Again I point out Adventurer, Conqueror, King as it is explicitly designed for this. You can try, and many have, with Basic D&D but you run into problems without the systems introduced in the later BECMI sets.
No, Tolkien is not that important. He and those who knew him reported this repeatedly over the decades. It was players like Mike Monard that pushed for the Tolkien elements, as Mike himself reported in person and online. Too many do not understand how depreciated Tolkien is in the game.
Robert E. Howard, Edgar Rice Burroughs, Jack Vance- those three should be first on the New Member Reading List.
You can start with William Marshall’s life story. That’s a straight up Player Character.

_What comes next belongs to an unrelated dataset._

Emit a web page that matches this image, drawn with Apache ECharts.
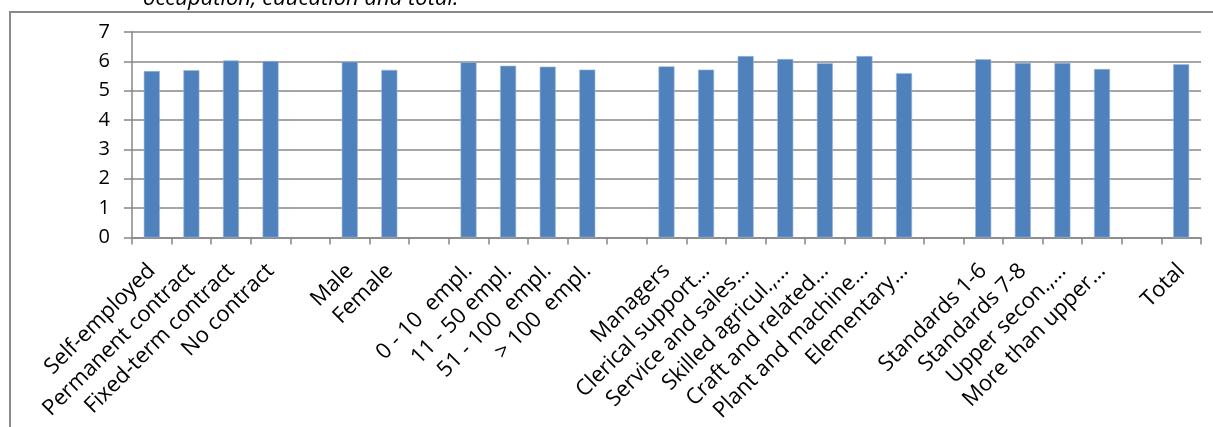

Many other warlords, generals, emperors, conquerors, kings, etc. had real lives as fantastic as seen in any of the masters of adventure literature but they really happened.
This reading list will now include Jeffro Johnson’s Appendix N and How To Win At D&D books. The most hardcore will also read Jon Peterson’s Playing At The World and The Elusive Shift, and to see how the old-timers did it they can read Griffith Morgan’s Blackmoor Foundations and the documentary film Secrets of Blackmoor.
This works as well online as PDFs and ebooks without DRM exist, and free readers that handle multiple formats also exist such as Calibre. For a physical Clubhouse, I recommend adhering to the London Club norm of the library being in-house use only; they can read, but not check out.
Most Clubhouses will rarely approach Dunbar’s Number, so this is merely inconvenient and not a massive burden.
Your typical Victorian/Edwardian house is what you should shoot for in North and parts of South America. You folks in the United Kingdom should copy the London Clubs, while you folks in Europe have similar architecture that will suit these needs. If you’re reading this in Asia, look at comparable architecture from the same period where you live to find something like it- chances are it will be influenced by one or another European power.
He says as he writes for an entirely online publication that only others online will even see.